Dataset rows:
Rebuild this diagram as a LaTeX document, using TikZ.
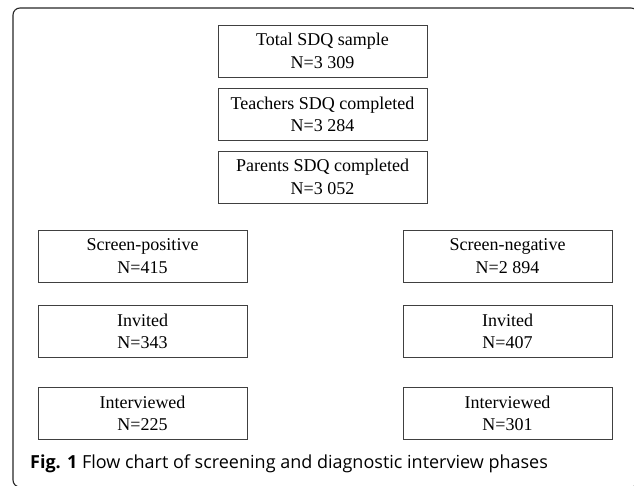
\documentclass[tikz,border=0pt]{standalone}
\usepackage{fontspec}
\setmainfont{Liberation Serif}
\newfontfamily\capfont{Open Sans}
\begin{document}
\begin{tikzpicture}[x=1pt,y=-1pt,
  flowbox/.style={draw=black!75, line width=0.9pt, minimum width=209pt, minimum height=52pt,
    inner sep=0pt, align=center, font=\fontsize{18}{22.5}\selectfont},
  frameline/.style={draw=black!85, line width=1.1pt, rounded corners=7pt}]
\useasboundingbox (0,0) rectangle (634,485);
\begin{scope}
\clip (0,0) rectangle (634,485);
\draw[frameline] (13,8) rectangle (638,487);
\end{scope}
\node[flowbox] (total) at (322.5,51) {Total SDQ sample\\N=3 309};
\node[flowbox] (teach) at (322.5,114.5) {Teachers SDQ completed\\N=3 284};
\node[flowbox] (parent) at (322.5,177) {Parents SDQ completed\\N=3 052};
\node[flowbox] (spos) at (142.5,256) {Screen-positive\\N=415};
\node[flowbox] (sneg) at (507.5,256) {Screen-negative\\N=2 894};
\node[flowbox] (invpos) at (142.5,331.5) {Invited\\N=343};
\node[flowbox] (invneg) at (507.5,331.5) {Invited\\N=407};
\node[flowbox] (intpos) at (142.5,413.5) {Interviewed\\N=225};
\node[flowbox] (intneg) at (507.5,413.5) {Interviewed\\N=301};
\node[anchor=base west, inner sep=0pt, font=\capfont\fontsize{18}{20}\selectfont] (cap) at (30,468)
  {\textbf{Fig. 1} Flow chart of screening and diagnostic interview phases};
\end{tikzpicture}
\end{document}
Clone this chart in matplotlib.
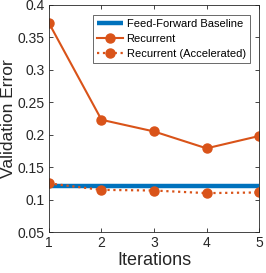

AIM OF THE TASK: Copy every line from the entries that contains the word "chart".

EXERCISE RESPONSE:
  {\textbf{Fig. 1} Flow chart of screening and diagnostic interview phases};
Clone this chart in matplotlib.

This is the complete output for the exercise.